Ah! To be like Black people but to not be them as they so condemn us socioeconomically into being.

Here is the thing about their minstrelsy that seem lost on them. W.E.B. Dubois had cerebrally pointed out in his book “The Gift of Black Folk”, how our humanity wasn’t fundamentally driven by wayward capitalism and supremacism.

[…]the black slave brought into common labor certain new spiritual values not yet fully realized. As a tropical product with a sensuous receptivity to the beauty of the world, he was not as easily reduced to be the mechanical draft-horse which the northern European laborer became. He was not easily brought to recognize any ethical sanctions in work as such, but tended to work as the results pleased him, and refused to work or sought to refuse when he did not find the spiritual returns adequate; this he was easily accused of laziness and driven as a slave when in truth, he brought to modern manual labor a renewed valuation of life.¹

So as Virginia Governor Ralph Northam reaches to find excuses for us to excuse his performative whiteness and constitutionally privilege him by simply accepting it and move on (this must explain the hooded KKK figure in his yearbook), I find it ludicrous that we can’t really talk about it and see it for what it is.

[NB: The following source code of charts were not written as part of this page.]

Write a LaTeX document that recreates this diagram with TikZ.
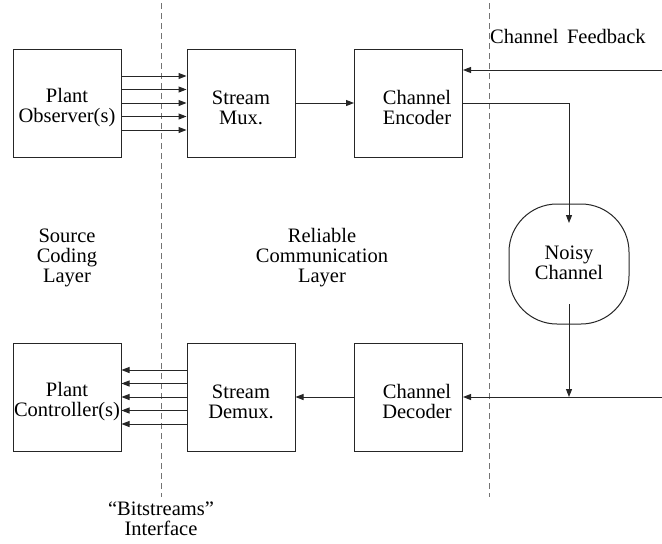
\documentclass[tikz,border=0pt]{standalone}
\usepackage{fontspec}
\setmainfont{Liberation Serif}
\usetikzlibrary{arrows.meta}
\tikzset{
  blk/.style={draw=black!85, line width=1pt, minimum width=108pt, minimum height=108pt, inner sep=0pt},
  lbl/.style={align=center, inner sep=0pt},
  conn/.style={line width=1pt, draw=black!85},
  arr/.style={conn, -{Triangle[length=8pt,width=6pt]}},
  sep/.style={draw=black!55, line width=1pt, dash pattern=on 6pt off 4pt},
}
\begin{document}
\begin{tikzpicture}[x=1pt,y=-1pt, font=\fontsize{20.5}{20}\selectfont]
\useasboundingbox (0,0) rectangle (662,544);
% separators
\draw[sep] (161,3) -- (161,497);
\draw[sep] (489,3) -- (489,497);
% blocks
\node[blk] (obs) at (67,103) {};
\node[blk] (mux) at (241,103) {};
\node[blk] (enc) at (408.5,103) {};
\node[blk] (ctl) at (67,397) {};
\node[blk] (dmx) at (241,397) {};
\node[blk] (dec) at (408.5,397) {};
\node[draw=black!85, line width=1pt, rounded corners=48pt, minimum width=120pt, minimum height=120pt] (noisy) at (569,264) {};
% block texts
\node[lbl] (obst) at (67,108) {Plant\\Observer(s)};
\node[lbl] (muxt) at (241,108) {Stream\\Mux.};
\node[lbl] (enct) at (417,107) {Channel\\Encoder};
\node[lbl] (ctlt) at (67,402) {Plant\\Controller(s)};
\node[lbl] (dmxt) at (241,402) {Stream\\Demux.};
\node[lbl] (dect) at (417,401) {Channel\\Decoder};
\node[lbl] (noisyt) at (569,263) {Noisy\\Channel};
% labels
\node[lbl] (src) at (67,258) {Source\\Coding\\Layer};
\node[lbl] (rel) at (322,258) {Reliable\\Communication\\Layer};
\node[lbl, anchor=west] (fb) at (490,36) {Channel\, Feedback};
\node[lbl] (bits) at (161,519) {``Bitstreams''\\Interface};
% bitstreams
\foreach \yy in {-27,-13.5,0,13.5,27} {
  \draw[arr] ([yshift=-\yy pt]obs.east) -- ([yshift=-\yy pt]mux.west);
  \draw[arr] ([yshift=-\yy pt]dmx.west) -- ([yshift=-\yy pt]ctl.east);
}
\draw[arr] (mux.east) -- (enc.west);
\draw[arr] (dec.west) -- (dmx.east);
% channel
\coordinate (fbin) at (662,70);
\coordinate (chin) at (662,397);
\coordinate (turn) at (569,103);
\coordinate (ntop) at (569,223);
\coordinate (nbot) at (569,304);
\coordinate (join) at (569,397);
\draw[arr] (fbin) -- (fbin -| enc.east);
\draw[conn] (enc.east) -- (turn);
\draw[arr] (turn) -- (ntop);
\draw[arr] (nbot) -- (join);
\draw[arr] (chin) -- (dec.east);
\end{tikzpicture}
\end{document}
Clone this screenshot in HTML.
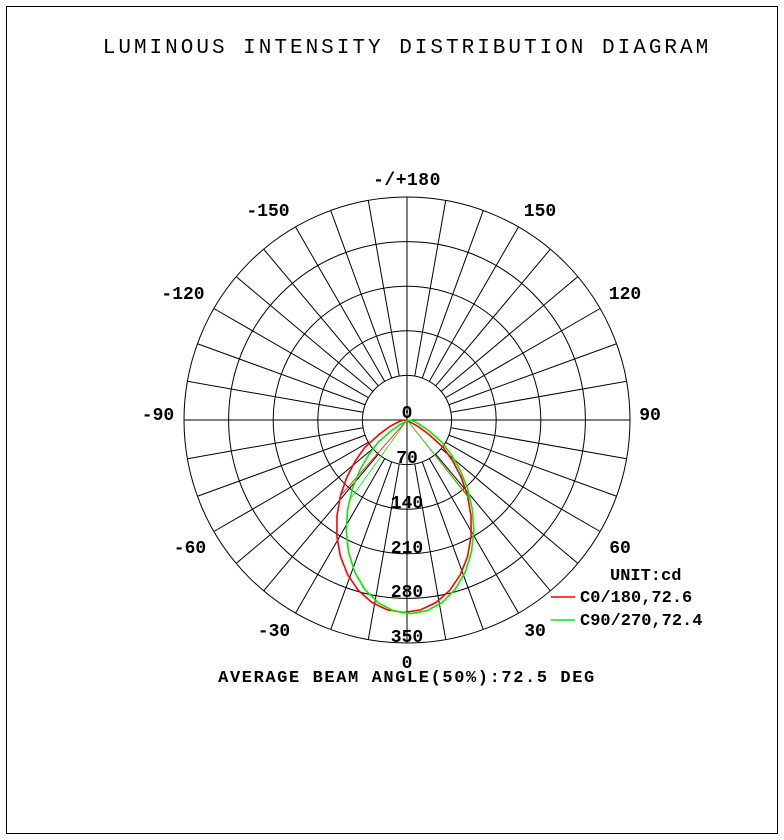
<!DOCTYPE html>
<html><head><meta charset="utf-8"><style>
body{margin:0;background:#fff;}
svg{display:block;}
text{font-family:"Liberation Mono",monospace;font-weight:bold;fill:#000;}
</style></head><body>
<svg width="784" height="840" viewBox="0 0 784 840" xmlns="http://www.w3.org/2000/svg">
<rect x="6.5" y="6.5" width="771" height="827" fill="#fff" stroke="#000" stroke-width="1"/>
<text x="407" y="53" font-size="21" text-anchor="middle" letter-spacing="3" style="font-weight:normal">LUMINOUS INTENSITY DISTRIBUTION DIAGRAM</text>
<g id="grid" stroke="#000" stroke-width="1" fill="none"></g>
<g id="curves" fill="none"></g>
<g font-size="18" text-anchor="middle">
<text x="407" y="185" letter-spacing="0.5">-/+180</text>
<text x="540" y="216">150</text>
<text x="268" y="216">-150</text>
<text x="625" y="299">120</text>
<text x="183" y="299">-120</text>
<text x="650" y="420">90</text>
<text x="158" y="420">-90</text>
<text x="620" y="553">60</text>
<text x="190" y="553">-60</text>
<text x="535" y="636">30</text>
<text x="274" y="636">-30</text>
<text x="407" y="668">0</text>
<text x="407" y="418">0</text>
<text x="407" y="463">70</text>
<text x="407" y="508">140</text>
<text x="407" y="553">210</text>
<text x="407" y="597">280</text>
<text x="407" y="642">350</text>
<text x="407" y="682" font-size="17" letter-spacing="1.6">AVERAGE BEAM ANGLE(50%):72.5 DEG</text>
</g>
<g font-size="17">
<text x="610" y="580">UNIT:cd</text>
<text x="580" y="602">C0/180,72.6</text>
<text x="580" y="625">C90/270,72.4</text>
</g>
<line x1="551" y1="597" x2="575" y2="597" stroke="#f00" stroke-width="1.5"/>
<line x1="551" y1="620" x2="575" y2="620" stroke="#0e0" stroke-width="1.5"/>
<script>
var cx=407,cy=420,R=223,ns="http://www.w3.org/2000/svg";
var g=document.getElementById('grid');
function el(p,t,a){var e=document.createElementNS(ns,t);for(var k in a)e.setAttribute(k,a[k]);p.appendChild(e);return e;}
for(var i=1;i<=5;i++)el(g,'circle',{cx:cx,cy:cy,r:R*i/5});
for(var a=0;a<360;a+=10){var t=a*Math.PI/180,r0=(a%90==0)?0:R/5;
el(g,'line',{x1:cx+r0*Math.sin(t),y1:cy+r0*Math.cos(t),x2:cx+R*Math.sin(t),y2:cy+R*Math.cos(t)});}
var c=document.getElementById('curves'),s=R/350;
function pt(Imax,n,d,sh){var t=d*Math.PI/180;var I=Imax*Math.pow(Math.max(Math.cos(t),0),n);
if(Math.abs(d)>55)I*=Math.max(0,(90-Math.abs(d))/35);var r=I*s;return [cx+sh+r*Math.sin(t),cy+r*Math.cos(t)];}
function curve(Imax,n,col,w,sh,td){var pts=[];for(var d=-90;d<=90;d+=5){var p=pt(Imax,n,d,sh);pts.push(p[0].toFixed(1)+','+p[1].toFixed(1));}
el(c,'polyline',{points:pts.join(' '),stroke:col,'stroke-width':w});
[-1,1].forEach(function(sg){var p=pt(Imax,n,sg*td,sh);el(c,'line',{x1:cx,y1:cy,x2:p[0],y2:p[1],stroke:col,'stroke-width':0.8});});}
curve(302,2.5,'#f00',1.6,-3,40);
curve(304,2.9,'#0e0',1.6,3,37);
</script>
</svg>
</body></html>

The yearbook photo is from Eastern Virginia Medical School. I think it is evident here that Law number 1 and 2 of Cipolla’s Laws of Stupidity applies here.

Law 1: Always and inevitably everyone underestimates the number of stupid individuals in circulation.

Law 2: The probability that a certain person be stupid is independent of any other characteristic of that person.

Northam first acknowledged he was one of the people pictured in the yearbook and apologized, then walked back that apology, claiming he actually wasn’t in the picture while simultaneously admitting that he had worn blackface before, but at a different time. He faces intense pressure to step down, and he’s met with staff to figure out what to do next.

What to do next?!?!?🤔🤨

Rachel Dolezal. Remember her? How could we forget. It appears the burden of her whiteness was so oppressively unbearable that she opted for transracial cosmetics to assimilate into what she believed freed her mind body and soul.

Dolezal’s claim to Blackness is also not only in vain, but something that is vain-glorious of her to seek and it is very much a point she want to impress upon with Blacks as much as with Whites.

What Mr. Northam should do is what she has done and find themselves in exile.